Echo deployed to the Persian Gulf to conduct survey operations in 2004, returning to the UK in April 2005.

Exploiting her rotational manning system, Echo was deployed on a five-year mission to the Far East, conducting ocean survey and diplomatic visits.

In August 2008 she visited Hong Kong, where her commanding officer laid a wreath at the Stanley Military Cemetery. In October of the same year she visited Busan for the Republic of Korea International Fleet Review. Other visits have been conducted to Bangladesh, Malaysia, Singapore, Brunei, and Indonesia.

===2011–2020===
February 2012 saw Echo visit the Seychelles to take part in anti-piracy training with the Seychelles Coast Guard. The visit included a stop in the capital Victoria. On 16 August 2012 the ship returned to Devonport after almost a year and a half away. In this time she had been in the Middle and Far East, and had fired on a suspected Somali pirate vessel.

In July 2013 Echo was in the central Mediterranean surveying the approaches to the ports of Tripoli and Khoms on the coast of Libya to improve Admiralty charts of the area. She was looking for wrecks that might be hazards to shipping. In ten days she found the wrecks of one ocean liner, two merchant ships, one landing craft, two fishing vessels, two barges and two large sunken pontoons. She also found at least half a dozen lost shipping containers. The landing craft is believed to be the Libyan Navy Ibn Qis, which was burnt out on exercise in 1978.

On 20 March 2014 Echo was in the Persian Gulf when redeployed to an area around 2400 km south west of Perth, Western Australia, to join the search for the missing Malaysia Airlines Flight 370, in response to a request by the Australian authorities to the British Ministry of Defence. Prior to this, she was midway through an 18-month deployment "to improve charts used by seafarers throughout the world". According to the ship's programme, she was next to be conducting hydrographic surveying in the Gulf until her return to the UK later on in 2014.

As of January 2016, Echo was operating in UK waters on fishery protection duties while was deployed to the Caribbean. Echo departed Devonport on 4 November 2016 to relieve Enterprise on migrant patrol in the Mediterranean.
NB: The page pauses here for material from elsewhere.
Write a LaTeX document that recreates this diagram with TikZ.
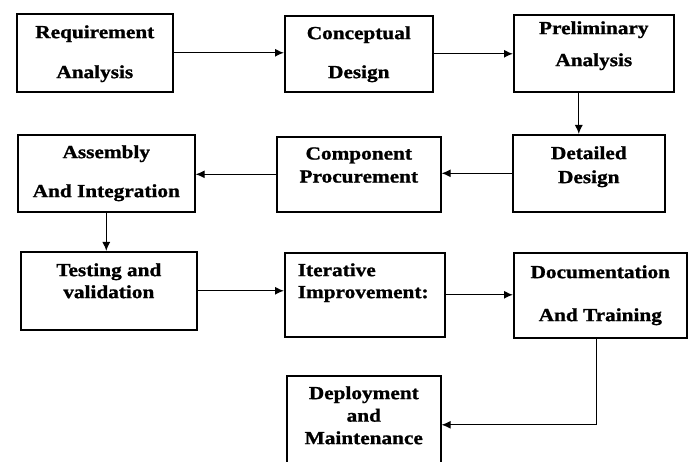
\documentclass[tikz,border=0pt]{standalone}
\usepackage{fontspec}
\setmainfont[FakeStretch=1.15,BoldFeatures={FakeBold=1.2}]{Liberation Serif}
\usetikzlibrary{arrows.meta}

\tikzset{
  stage/.style={draw, line width=1.6pt, inner sep=0pt, anchor=north west,
    font=\bfseries\fontsize{18.5}{22}\selectfont},
  flow/.style={line width=1.2pt, -{Latex[length=9pt,width=8pt]}}
}
% box text: width, height, top gap, lines
\newcommand{\stagetext}[4]{\parbox[c][#2][t]{#1}{\centering\vspace*{#3}#4}}

\begin{document}
\begin{tikzpicture}[x=1pt,y=-1pt]
  \clip (0,0) rectangle (694,462);

  % First row
  \node[stage] (req) at (16,13) {\stagetext{156pt}{78pt}{11.5pt}{Requirement\\[18pt]Analysis}};
  \node[stage] (con) at (284,15) {\stagetext{148pt}{76pt}{10.5pt}{Conceptual\\[17pt]Design}};
  \node[stage] (pre) at (513,14) {\stagetext{160pt}{77pt}{6.5pt}{Preliminary\\[10pt]Analysis}};

  % Second row
  \node[stage] (asm) at (17,134) {\stagetext{177pt}{77pt}{10.5pt}{Assembly\\[17pt]And Integration}};
  \node[stage] (com) at (276,136) {\stagetext{164pt}{75pt}{10.5pt}{Component\\[1pt]Procurement}};
  \node[stage] (det) at (512,134) {\stagetext{152pt}{77pt}{11.5pt}{Detailed\\[2pt]Design}};

  % Third row
  \node[stage] (tst) at (20,251) {\stagetext{176pt}{78pt}{11.5pt}{Testing and\\validation}};
  \node[stage] (itr) at (284,252) {\parbox[c][84pt][t]{160pt}{\raggedright\leftskip=13pt
      \vspace*{10.5pt}Iterative\\Improvement:}};
  \node[stage] (doc) at (513,252) {\stagetext{173pt}{85pt}{12.5pt}{Documentation\\[21pt]And Training}};

  % Last box
  \node[stage] (dep) at (286,375) {\stagetext{154pt}{98pt}{10.5pt}{Deployment\\[0.5pt]and\\[0.5pt]Maintenance}};

  % Arrows to the right
  \foreach \a/\b in {req/con, con/pre, tst/itr, itr/doc}
    \draw[flow] (\a.east) -- (\a.east -| \b.west);

  % Arrows to the left
  \foreach \a/\b in {det/com, com/asm}
    \draw[flow] (\a.west) -- (\a.west -| \b.east);

  % Arrows down
  \draw[flow] ([xshift=-15pt]pre.south) -- ([xshift=-15pt]pre.south |- det.north);
  \draw[flow] (asm.south) -- (asm.south |- tst.north);
  \draw[flow] ([xshift=-4pt]doc.south) |- (dep.east);
\end{tikzpicture}
\end{document}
On 21 November 2018, the UK defence secretary announced Echo would deploy to the Black Sea in 2019 for a freedom of navigation manoeuvre in support of Ukraine. On 21 December, she was visited by Defence Secretary Gavin Williamson in the port of Odesa.

===2021–2022===
In May 2022, Echo was reported to have been reduced to low readiness/reserve status. Echo was decommissioned at Portsmouth Naval Base on 30 June 2022.

===Final fate===
Talks about using Echo as a Harbour Training Ship to replace HMS Bristol took place around 2024. As of 2026, the future of Echo was described as "uncertain" by Navy Lookout.